Kemudian anak-anak teman bermainnya itu menemui ibunya, mereka berkata, “Muhammad telah dibunuh.” Kemudian mereka menemuinya dan mendapati dia dalam kondisi pucat. Anas berkata, “Saya telah melihat melihat bekas jahitan pada dadanya.” [HR.Muslim 1/147, Kitab Al Iman, No.261]
Pada riwayat Abu Nu’aim dari Ibnu Katsir terdapat tambahan perincian, naskahnya sebagai berikut, “Perawat saya adalah wanita dari Bani Sa’ad bin Bakrah. Suatu saat saya dan anaknya pergi bersama domba-domba kami, sementara kami belum membawa bekal makanan, saya berkata [1], “Wahai saudaraku, pergilah minta bekal air ibunda kita.”
Saudara saya itu pergi dan saya menunggu disekitar domba-domba kami, kemudian datanglah dua makhluk terbang seakan-akan dua ekor burung elang, salah satu di antara keduanya berkata kepada temannya, “Apakah orang ini yang dimaksud?” Dia berkata, “Iya.” Kemudian keduanya mendatangi saya, merebahkan saya dan membedah dadaku, kemudian mengeluarkan jantungku dan mengeluarkan dua gumpalan darah berwarna hitam. Salah satu di antara keduanya berkata, “Berikan saya air salju, lalu mereka mencuci bagian dalam dadaku, kemudian dia berkata lagi, “Berikan saya air embun”, kemudian mereka berdua mencuci jantung saya.

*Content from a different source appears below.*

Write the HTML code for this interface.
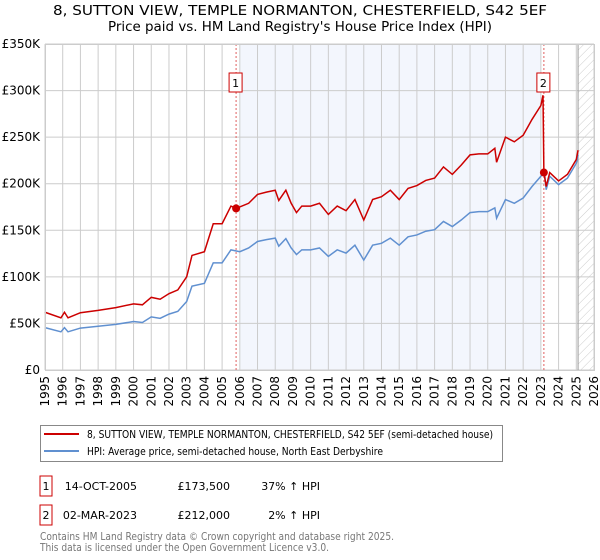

Dia berkata lagi, “Datangkan kemari sakinah (ketentraman).” Dia akhirnya menanam ketentraman itu dalam jantungku, kemudian dia berkata, “Jahit”, Dia menjahit dadaku dan memberikan stempel kenabian di atas dadaku.” [2]
Ibunya cemas telah terjadi sesuatu dengannya, maka dengan segera dia membawanya ke ibunya di Mekah, Dia berkata, “Saya telah menunaikan amanah dan tugas saya.” Saya menceritakan kepadanya tentang apa yang telah terjadi, sedangkan ibunya Aminah, berkata dengan maksud menenangkan perasaan Halimah, “Saya telah melihat waktu saya mengandungnya terdapat cahaya yang keluar dari diri saya yang menerangi istana-istana yang ada di Syam.”

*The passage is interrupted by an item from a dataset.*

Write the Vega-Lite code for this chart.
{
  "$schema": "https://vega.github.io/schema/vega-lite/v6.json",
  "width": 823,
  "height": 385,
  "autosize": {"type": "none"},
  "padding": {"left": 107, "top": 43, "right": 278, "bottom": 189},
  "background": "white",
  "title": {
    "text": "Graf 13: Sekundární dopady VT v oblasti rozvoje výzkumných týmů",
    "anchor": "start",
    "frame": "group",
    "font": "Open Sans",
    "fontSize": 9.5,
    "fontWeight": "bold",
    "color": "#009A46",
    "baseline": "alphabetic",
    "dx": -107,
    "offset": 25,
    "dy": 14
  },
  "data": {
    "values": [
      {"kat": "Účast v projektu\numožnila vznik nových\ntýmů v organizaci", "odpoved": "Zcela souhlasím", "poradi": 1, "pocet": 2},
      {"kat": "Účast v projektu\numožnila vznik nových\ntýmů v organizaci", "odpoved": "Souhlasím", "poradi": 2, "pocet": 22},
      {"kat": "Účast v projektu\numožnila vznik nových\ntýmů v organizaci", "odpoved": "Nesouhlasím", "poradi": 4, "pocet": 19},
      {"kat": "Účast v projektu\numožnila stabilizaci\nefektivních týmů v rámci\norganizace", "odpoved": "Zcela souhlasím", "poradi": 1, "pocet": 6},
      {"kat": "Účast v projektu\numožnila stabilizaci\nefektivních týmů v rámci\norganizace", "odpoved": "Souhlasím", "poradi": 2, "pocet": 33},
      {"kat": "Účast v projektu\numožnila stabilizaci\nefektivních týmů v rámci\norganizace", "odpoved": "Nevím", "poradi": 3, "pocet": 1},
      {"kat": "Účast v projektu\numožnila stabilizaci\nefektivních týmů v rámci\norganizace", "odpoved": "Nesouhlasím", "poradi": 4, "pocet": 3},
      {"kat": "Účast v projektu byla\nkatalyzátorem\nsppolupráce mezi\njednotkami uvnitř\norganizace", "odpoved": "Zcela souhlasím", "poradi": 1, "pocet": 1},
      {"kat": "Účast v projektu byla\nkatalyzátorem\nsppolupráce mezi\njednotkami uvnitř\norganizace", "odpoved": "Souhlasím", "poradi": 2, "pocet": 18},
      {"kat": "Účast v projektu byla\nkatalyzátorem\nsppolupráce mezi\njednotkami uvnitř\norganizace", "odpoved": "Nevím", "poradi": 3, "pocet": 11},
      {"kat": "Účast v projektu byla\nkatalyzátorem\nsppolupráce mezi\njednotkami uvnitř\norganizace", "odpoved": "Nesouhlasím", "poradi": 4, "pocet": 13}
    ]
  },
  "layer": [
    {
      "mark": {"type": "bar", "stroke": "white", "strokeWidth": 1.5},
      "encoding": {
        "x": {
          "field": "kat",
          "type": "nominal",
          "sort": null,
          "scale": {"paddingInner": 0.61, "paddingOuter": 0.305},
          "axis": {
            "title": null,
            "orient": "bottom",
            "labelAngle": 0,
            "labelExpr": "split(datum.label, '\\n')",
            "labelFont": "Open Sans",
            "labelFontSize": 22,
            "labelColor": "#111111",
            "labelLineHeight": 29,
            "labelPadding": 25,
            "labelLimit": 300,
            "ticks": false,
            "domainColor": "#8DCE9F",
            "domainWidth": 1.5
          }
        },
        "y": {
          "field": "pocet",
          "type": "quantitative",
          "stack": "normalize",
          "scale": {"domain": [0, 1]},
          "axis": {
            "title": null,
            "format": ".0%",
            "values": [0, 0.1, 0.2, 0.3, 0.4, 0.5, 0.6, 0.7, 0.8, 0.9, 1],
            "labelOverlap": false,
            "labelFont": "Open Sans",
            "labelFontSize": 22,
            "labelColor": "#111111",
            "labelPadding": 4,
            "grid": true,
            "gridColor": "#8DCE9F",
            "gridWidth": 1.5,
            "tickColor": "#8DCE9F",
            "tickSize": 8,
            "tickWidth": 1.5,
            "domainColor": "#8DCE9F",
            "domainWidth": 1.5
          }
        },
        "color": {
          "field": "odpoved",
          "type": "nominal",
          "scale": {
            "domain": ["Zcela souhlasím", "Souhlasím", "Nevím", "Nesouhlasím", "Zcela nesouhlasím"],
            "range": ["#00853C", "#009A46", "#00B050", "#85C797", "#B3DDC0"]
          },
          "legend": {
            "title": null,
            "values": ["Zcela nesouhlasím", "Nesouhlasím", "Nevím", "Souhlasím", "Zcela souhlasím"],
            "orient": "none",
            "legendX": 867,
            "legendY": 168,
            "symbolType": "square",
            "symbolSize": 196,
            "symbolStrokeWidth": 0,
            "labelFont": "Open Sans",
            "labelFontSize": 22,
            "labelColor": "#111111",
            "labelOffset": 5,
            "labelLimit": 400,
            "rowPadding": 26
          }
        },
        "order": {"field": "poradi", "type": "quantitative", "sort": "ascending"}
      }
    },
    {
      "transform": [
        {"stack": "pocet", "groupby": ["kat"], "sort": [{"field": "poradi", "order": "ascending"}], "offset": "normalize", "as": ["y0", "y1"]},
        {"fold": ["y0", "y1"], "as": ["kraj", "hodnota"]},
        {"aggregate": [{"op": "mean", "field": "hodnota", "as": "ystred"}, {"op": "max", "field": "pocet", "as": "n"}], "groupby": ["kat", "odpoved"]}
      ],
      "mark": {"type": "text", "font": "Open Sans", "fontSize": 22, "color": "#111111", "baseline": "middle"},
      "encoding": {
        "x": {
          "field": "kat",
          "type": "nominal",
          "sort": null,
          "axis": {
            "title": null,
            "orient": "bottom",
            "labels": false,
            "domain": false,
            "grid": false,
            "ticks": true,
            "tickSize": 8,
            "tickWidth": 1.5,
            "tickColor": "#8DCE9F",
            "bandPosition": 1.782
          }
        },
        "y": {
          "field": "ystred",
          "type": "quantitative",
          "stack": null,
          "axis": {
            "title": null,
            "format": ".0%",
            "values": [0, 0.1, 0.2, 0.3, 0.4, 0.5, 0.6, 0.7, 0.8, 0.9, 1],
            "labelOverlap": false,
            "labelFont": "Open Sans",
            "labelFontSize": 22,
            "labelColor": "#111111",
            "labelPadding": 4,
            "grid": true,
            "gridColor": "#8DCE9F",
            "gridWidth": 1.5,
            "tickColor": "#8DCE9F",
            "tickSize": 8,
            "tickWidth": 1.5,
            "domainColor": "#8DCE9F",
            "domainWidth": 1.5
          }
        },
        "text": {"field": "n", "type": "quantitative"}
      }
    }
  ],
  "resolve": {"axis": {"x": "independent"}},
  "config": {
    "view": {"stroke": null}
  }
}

Pendapat yang rajih (kuat) adalah kejadian itu terjadi pada saat usia Rasulullah empat tahun, [3] dan telah benar kejadiannya bahwa pada peristiwa Isra’ dan Mi’raj seperti yang akan di bahas secara khusus telah terjadi pembedahan dada untuk yang kedua kalinya.[5]
Note:
[1] Ini menunjukkan bahwa pada masa pembedahan dada adalah pada tahun ke empat atau setelahnya, karena usia sebelum itu tidak mungkin dibiarkan pergi menggembala domba, dan dia belum bisa berkomunikasi dengan baik, dan belum mengerti kebutuhan tentang bekal makanan, apalagi meminta saudaranya untuk mengambil bekal.
[2] Ibnu Katsir, Al Bidayah wan Nihayah. Lihat juga; Adz-Dzahabi, As Sirah hal 21, As-Syami, Subukhuda, 2/82. As Shabuni, As-Sirah An Nabawiyah Kama Ja’at fil Ahaditsi As Shahihah hal.28
[3] Lihat; Muhammad Abu Syahbah, As Sirah An Nabawiyah fidhaui Al Qur’an was Sunnah, 1/192
[4] Bukhari no.3887, Muslim 1/149 no.264.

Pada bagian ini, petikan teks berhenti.